Not too badly, considering I basically haven't done anything to it maintenance-wise in a weeks! I did ask my fellow gardeners if they could please water my plot if things were looking droopy while I was away; between that (a definite plus to community gardening!) and the fact that I was pretty sure that the rain we had on a couple of days while I was in Michigan was eventually going to go rain on NYC, I had hopes that I would find things OK, and that was the case.
The bed was looking pretty shaggy with weeds, including a couple of frighteningly well-started ailanthus seedlings (that's the Tree Grows In Brooklyn tree - not in my garden though, please!!!), but I got there with enough light in the day to have time to clean things up. And what a haul of produce I brought home -- I'd told the other gardeners that if there were tomatoes that looked like they needed eating or anything to help themselves, but I don't know if anybody availed themselves of that offer!
2 comments:
You have a friendly community garden!

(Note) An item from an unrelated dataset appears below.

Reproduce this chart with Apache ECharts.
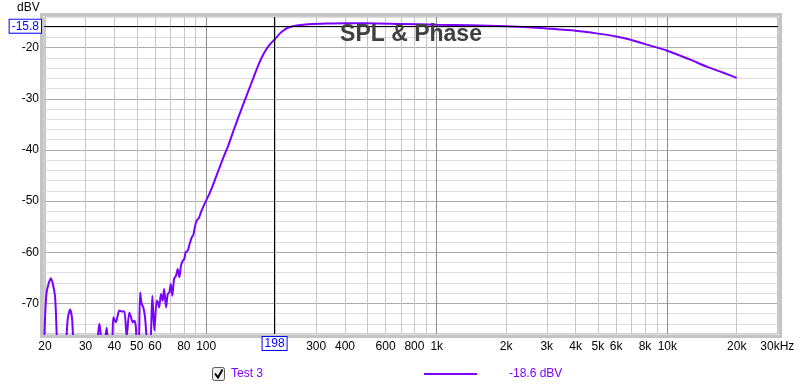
<!DOCTYPE html>
<html><head><meta charset="utf-8">
<script src="https://cdn.jsdelivr.net/npm/echarts@6/dist/echarts.min.js"></script>
<style>html,body{margin:0;padding:0;background:#fff}#c{width:800px;height:386px}</style>
</head><body><div id="c"></div>
<script>
// ---- data ----
const freqHz = [
  19.8, 20.3, 21.2, 22.1, 22.7, 23.6, 24.5, 25.1, 25.7, 26.2,
  26.8, 28.5, 30.5, 33.6, 34.0, 34.4, 34.8, 35.2, 36.0, 36.5,
  37.0, 37.6, 38.6, 39.2, 39.6, 40.6, 42.0, 43.2, 44.2, 45.2,
  46.4, 47.2, 48.0, 48.8, 49.5, 50.0, 50.9, 51.7, 52.5, 53.4,
  54.3, 55.6, 57.1, 58.4, 59.6, 61.0, 61.7, 62.5, 63.7, 64.8,
  65.7, 67.0, 68.1, 69.2, 70.2, 71.3, 72.6, 74.0, 75.3, 76.5,
  77.8, 79.1, 80.4, 81.5, 83.2, 84.5, 86.6, 88.0, 89.0, 91.0,
  93.0, 95.0, 97.0, 99.9, 103, 107.4, 112, 118.7, 125, 131.2,
  138, 145, 152, 160.3, 168, 177, 183, 189.4, 198, 209,
  217, 224, 235, 247, 277, 320, 400, 500, 700, 1000,
  1400, 2000, 2500, 3000, 4000, 5000, 6000, 7000, 8000, 10000,
  12500, 15000, 17500, 20000
];
const splDbv = [
  -79, -68, -65.1, -68.6, -80, -84, -80, -73, -71.2, -73,
  -80, -85, -83, -79, -76, -74.0, -75.5, -79, -80, -77,
  -74.8, -78, -80, -77, -72.7, -73.7, -71.4, -71.6, -71.6, -76.5,
  -71.8, -72.7, -73.7, -73.4, -74.4, -78, -80, -67.9, -70.1, -70.8,
  -72.7, -78, -79, -68.5, -75.3, -69.5, -69.8, -70.8, -68.2, -69.5,
  -67.2, -70.8, -68.2, -67.9, -66.2, -68.5, -65.2, -64.6, -63.3, -64.9,
  -62.6, -61.7, -61.3, -60.0, -59.7, -58.6, -57.1, -56.6, -55.4, -53.8,
  -53.3, -52.1, -51.2, -49.9, -48.7, -46.7, -44.5, -41.5, -39.0, -36.3,
  -33.6, -31.0, -28.6, -25.9, -23.5, -21.3, -20.2, -19.3, -18.4, -17.2,
  -16.6, -16.2, -15.85, -15.65, -15.4, -15.3, -15.2, -15.2, -15.35, -15.5,
  -15.6, -15.8, -16.0, -16.25, -16.7, -17.25, -17.8, -18.5, -19.3, -20.6,
  -22.3, -23.8, -24.9, -25.9
];
const xGridValues = [
  20, 30, 40, 50, 60, 70, 80, 90,
  100, 200, 300, 400, 500, 600, 700, 800, 900,
  1000, 2000, 3000, 4000, 5000, 6000, 7000, 8000, 9000,
  10000, 20000, 30000
];
const xDecadeValues = [100, 1000, 10000];
const xLabelValues = [20, 30, 40, 50, 60, 80, 100, 300, 400, 600, 800,
  1000, 2000, 3000, 4000, 5000, 6000, 8000, 10000, 20000, 30000];
const yLabelValues = [-70, -60, -50, -40, -30, -20];
const cursorFreq = 198;
const cursorLevel = -15.8;
const seriesName = 'Test 3';
const legendReading = '-18.6 dBV';
const chartTitle = 'SPL & Phase';
const yUnit = 'dBV';

// ---- chart ----
const FONT = "'Liberation Sans', Arial, sans-serif";
const PURPLE = '#7a00ff';
const chart = echarts.init(document.getElementById('c'), null, {renderer: 'canvas'});

function fmtFreq(v) {
  const r = Math.round(v);
  if (r >= 30000) return (r / 1000) + 'kHz';
  if (r >= 1000) return (r / 1000) + 'k';
  return String(r);
}

const xCommon = {type: 'log', logBase: 10, min: 19.8, max: 30200, axisLine: {show: false}};
const yCommon = {type: 'value', min: -76, max: -14, axisLine: {show: false}};

chart.setOption({
  animation: false,
  backgroundColor: '#fff',
  grid: {left: 44, right: 22, top: 17, bottom: 52, show: true, borderColor: '#9a9a9a', borderWidth: 1, backgroundColor: '#fff'},
  xAxis: [
    Object.assign({}, xCommon, {
      position: 'bottom',
      axisTick: {show: false, customValues: xGridValues},
      axisLabel: {customValues: xLabelValues, formatter: fmtFreq, color: '#000', fontSize: 12, fontFamily: FONT, margin: 7, hideOverlap: false},
      splitLine: {show: true, lineStyle: {color: '#c6c6c6', width: 1}}
    }),
    Object.assign({}, xCommon, {
      position: 'top',
      axisTick: {show: false, customValues: xDecadeValues},
      axisLabel: {show: false},
      splitLine: {show: true, lineStyle: {color: '#8e8e8e', width: 1}}
    })
  ],
  yAxis: [
    Object.assign({}, yCommon, {
      position: 'right', interval: 2,
      axisTick: {show: false}, axisLabel: {show: false},
      splitLine: {show: true, lineStyle: {color: '#dedede', width: 1}}
    }),
    Object.assign({}, yCommon, {
      position: 'left',
      axisTick: {show: false, customValues: yLabelValues},
      axisLabel: {customValues: yLabelValues, color: '#000', fontSize: 12, fontFamily: FONT, margin: 5},
      splitLine: {show: true, lineStyle: {color: '#ababab', width: 1}}
    })
  ],
  series: [{
    name: seriesName,
    type: 'line',
    xAxisIndex: 0,
    yAxisIndex: 1,
    data: freqHz.map((f, i) => [f, splDbv[i]]),
    showSymbol: false,
    symbol: 'none',
    clip: true,
    smooth: 0.25,
    lineStyle: {color: PURPLE, width: 2},
    z: 3,
    markLine: {
      silent: true,
      symbol: ['none', 'none'],
      animation: false,
      lineStyle: {color: '#000', width: 1, type: 'solid'},
      label: {
        show: true, position: 'start', distance: 3,
        formatter: p => String(p.value),
        color: '#0000ff', fontSize: 12, fontFamily: FONT,
        backgroundColor: '#fff', borderColor: '#0000ff', borderWidth: 1,
        padding: [1, 2, 0, 2]
      },
      data: [{xAxis: cursorFreq}, {yAxis: cursorLevel}]
    }
  }],
  graphic: [
    {type: 'rect', z: -10, silent: true, shape: {x: 41.5, y: 14.5, width: 739, height: 322},
     style: {fill: 'none', stroke: '#c4c4c4', lineWidth: 3}},
    {type: 'text', z: 10, silent: true, x: 411, y: 35,
     style: {text: chartTitle, fill: '#404040', font: "bold 23px " + FONT, textAlign: 'center', textVerticalAlign: 'middle'}},
    {type: 'text', silent: true, x: 17, y: 8,
     style: {text: yUnit, fill: '#000', font: "12px " + FONT, textAlign: 'left', textVerticalAlign: 'middle'}},
    {type: 'rect', silent: true, shape: {x: 212.5, y: 367.5, width: 12, height: 13, r: 2},
     style: {fill: '#ececec', stroke: '#5a5a5a', lineWidth: 1}},
    {type: 'polyline', silent: true, shape: {points: [[215, 373.5], [218, 377.5], [222.5, 369.5]]},
     style: {stroke: '#000', lineWidth: 2, fill: 'none'}},
    {type: 'text', silent: true, x: 231, y: 374,
     style: {text: seriesName, fill: '#8000ff', font: "12px " + FONT, textAlign: 'left', textVerticalAlign: 'middle'}},
    {type: 'line', silent: true, shape: {x1: 424, y1: 374, x2: 477, y2: 374},
     style: {stroke: PURPLE, lineWidth: 2}},
    {type: 'text', silent: true, x: 509, y: 374,
     style: {text: legendReading, fill: '#8000ff', font: "12px " + FONT, textAlign: 'left', textVerticalAlign: 'middle'}}
  ]
});
</script>
</body></html>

In ours, it is hit and miss. We've had one neighbor for years in ours, who is a wonderful older man. But the last three days, due to a festival, we haven't been able to get in. So fortunate that it rained for us and for you.
Well, it's actually at my kayak club, so it's not really a standard-issue community garden, we have better communications and we're mostly all actually friends from boating together.
The trickiest thing is that sometimes people are overeager to water and don't let others know when they have. I haven't got a car and the club is not particularly close to home, so I have to make a special effort to get out there - it's actually pretty annoying to roust myself out of bed two and a half hours early to go water during a dry spell only to get there and find the soil is practically soaking. But I don't complain because I'm pretty sure that that enthusiasm has probably saved my garden more than once when I've failed to make the early start (I'm not an early bird at all)!